● Short problem: Copy out each line that mentions the word "with".

● Material provided:
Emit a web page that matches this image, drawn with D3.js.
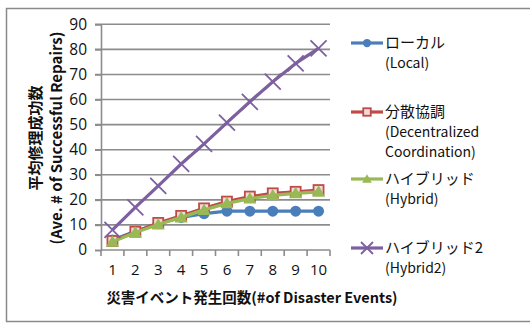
<!DOCTYPE html>
<html>
<head>
<meta charset="utf-8">
<script src="https://cdn.jsdelivr.net/npm/d3@7"></script>
<style>
  html, body { margin: 0; padding: 0; background: #fff; }
  svg { display: block; font-family: "Noto Sans CJK JP", "Noto Sans", sans-serif; }
</style>
</head>
<body>
<svg id="chart" width="530" height="324"></svg>
<script>
// Disaster event counts (x categories)
const events = [1, 2, 3, 4, 5, 6, 7, 8, 9, 10];
const yTicks = [0, 10, 20, 30, 40, 50, 60, 70, 80, 90];

// Average number of successful repairs per strategy
const localVals = [4, 7.5, 10.5, 13, 14.5, 15.5, 15.5, 15.5, 15.5, 15.5];
const decentralVals = [3.6, 7.3, 10.8, 13.6, 16.6, 19.3, 21.3, 22.6, 23.2, 23.9];
const hybridVals = [3.3, 7, 10.2, 13, 16, 18.6, 20.5, 21.8, 22.6, 23.2];
const hybrid2Vals = [8, 17, 25.6, 34.3, 42.3, 50.8, 59.1, 67.1, 74.4, 80.4];

const seriesNames = [["ローカル", "(Local)"], ["分散協調", "(Decentralized", "Coordination)"], ["ハイブリッド", "(Hybrid)"], ["ハイブリッド2", "(Hybrid2)"]];
const seriesData = [localVals, decentralVals, hybridVals, hybrid2Vals];
const seriesColors = ["#4A7EBB", "#BE4B48", "#98B954", "#7D60A0"];
const seriesMarkers = ["circle", "square", "triangle", "cross"];

const svg = d3.select("#chart");

// outer frame
svg.append("rect").attr("x", 6.5).attr("y", 8.5).attr("width", 540).attr("height", 313)
  .attr("fill", "none").attr("stroke", "#8a8a8a").attr("stroke-width", 1.5);

const plot = { left: 101, right: 330, top: 24.3, bottom: 250 };

const x = d3.scaleBand().domain(events).range([plot.left, plot.right]);
const y = d3.scaleLinear().domain([0, 90]).range([plot.bottom, plot.top]);

// horizontal gridlines
svg.append("g").selectAll("line").data(yTicks.slice(1)).join("line")
  .attr("x1", plot.left - 6).attr("x2", plot.right)
  .attr("y1", d => y(d)).attr("y2", d => y(d))
  .attr("stroke", "#8c8c8c").attr("stroke-width", 1.6);

// y axis
const yAxis = svg.append("g").attr("transform", `translate(${plot.left},0)`)
  .call(d3.axisLeft(y).tickValues(yTicks).tickSize(6).tickPadding(8));
yAxis.select(".domain").attr("stroke", "#8c8c8c").attr("stroke-width", 1.6);
yAxis.selectAll(".tick line").attr("stroke", "#8c8c8c").attr("stroke-width", 1.6);
yAxis.selectAll("text").attr("font-size", 15.5).attr("fill", "#111")
  .style("font-family", "'Open Sans', 'Noto Sans', sans-serif");

// x axis with ticks at category boundaries
const xAxisG = svg.append("g").attr("transform", `translate(0,${plot.bottom})`);
xAxisG.append("line").attr("x1", plot.left).attr("x2", plot.right)
  .attr("stroke", "#8c8c8c").attr("stroke-width", 1.6);
const boundaries = events.map(d => x(d)).concat([x.range()[1]]);
xAxisG.selectAll("line.tk").data(boundaries).join("line").attr("class", "tk")
  .attr("x1", d => d).attr("x2", d => d).attr("y1", 0).attr("y2", 6)
  .attr("stroke", "#8c8c8c").attr("stroke-width", 1.6);
xAxisG.selectAll("text").data(events).join("text")
  .attr("x", d => x(d) + x.bandwidth() / 2).attr("y", 25)
  .attr("text-anchor", "middle").attr("font-size", 15).attr("fill", "#111")
  .style("font-family", "'Open Sans', 'Noto Sans', sans-serif")
  .text(d => d);

// axis titles
svg.append("text").attr("x", 252).attr("y", 303)
  .attr("text-anchor", "middle").attr("font-size", 14.5).attr("font-weight", "bold")
  .attr("fill", "#111").text("災害イベント発生回数(#of Disaster Events)");

const yTitle = svg.append("g").attr("transform", "translate(45,138) rotate(-90)");
yTitle.append("text").attr("x", 0).attr("y", -4).attr("text-anchor", "middle")
  .attr("font-size", 15).attr("font-weight", "bold").attr("fill", "#111").text("平均修理成功数");
yTitle.append("text").attr("x", 0).attr("y", 17).attr("text-anchor", "middle")
  .attr("font-size", 15).attr("font-weight", "bold").attr("fill", "#111").text("(Ave. # of Successful Repairs)");

// marker drawing
function drawMarker(g, type, color, scale) {
  const k = scale || 1;
  if (type === "circle") {
    g.append("circle").attr("r", 5.5 * k).attr("fill", color);
  } else if (type === "square") {
    g.append("rect").attr("x", -5 * k).attr("y", -5 * k).attr("width", 10 * k).attr("height", 10 * k)
      .attr("fill", "#f3dada").attr("stroke", color).attr("stroke-width", 1.8);
  } else if (type === "triangle") {
    g.append("path").attr("d", `M0,${-6.5 * k}L${6.5 * k},${5 * k}L${-6.5 * k},${5 * k}Z`).attr("fill", color);
  } else if (type === "cross") {
    const r = 8 * k;
    g.append("path").attr("d", `M${-r},${-r}L${r},${r}M${-r},${r}L${r},${-r}`).attr("stroke", color)
      .attr("stroke-width", 1.8).attr("fill", "none");
  }
}

const line = d3.line().x((d, i) => x(events[i]) + x.bandwidth() / 2).y(d => y(d));

seriesData.forEach((vals, s) => {
  const g = svg.append("g");
  g.append("path").datum(vals).attr("d", line).attr("fill", "none")
    .attr("stroke", seriesColors[s]).attr("stroke-width", 3.2).attr("stroke-linejoin", "round");
  vals.forEach((v, i) => {
    const m = g.append("g").attr("transform", `translate(${x(events[i]) + x.bandwidth() / 2},${y(v)})`);
    drawMarker(m, seriesMarkers[s], seriesColors[s]);
  });
});

// legend
const legendY = [43, 112, 179, 248];
seriesNames.forEach((lines, s) => {
  const g = svg.append("g").attr("transform", `translate(0,${legendY[s]})`);
  g.append("line").attr("x1", 351).attr("x2", 383).attr("y1", 0).attr("y2", 0)
    .attr("stroke", seriesColors[s]).attr("stroke-width", 3.2);
  const m = g.append("g").attr("transform", "translate(367,0)");
  drawMarker(m, seriesMarkers[s], seriesColors[s], 0.75);
  lines.forEach((t, k) => {
    g.append("text").attr("x", 385).attr("y", 5 + k * 20).attr("font-size", k === 0 ? 15 : 14)
      .attr("fill", "#111").text(t);
  });
});
</script>
</body>
</html>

● Full answer:
Emit a web page that matches this image, drawn with D3.js.
// x axis with ticks at category boundaries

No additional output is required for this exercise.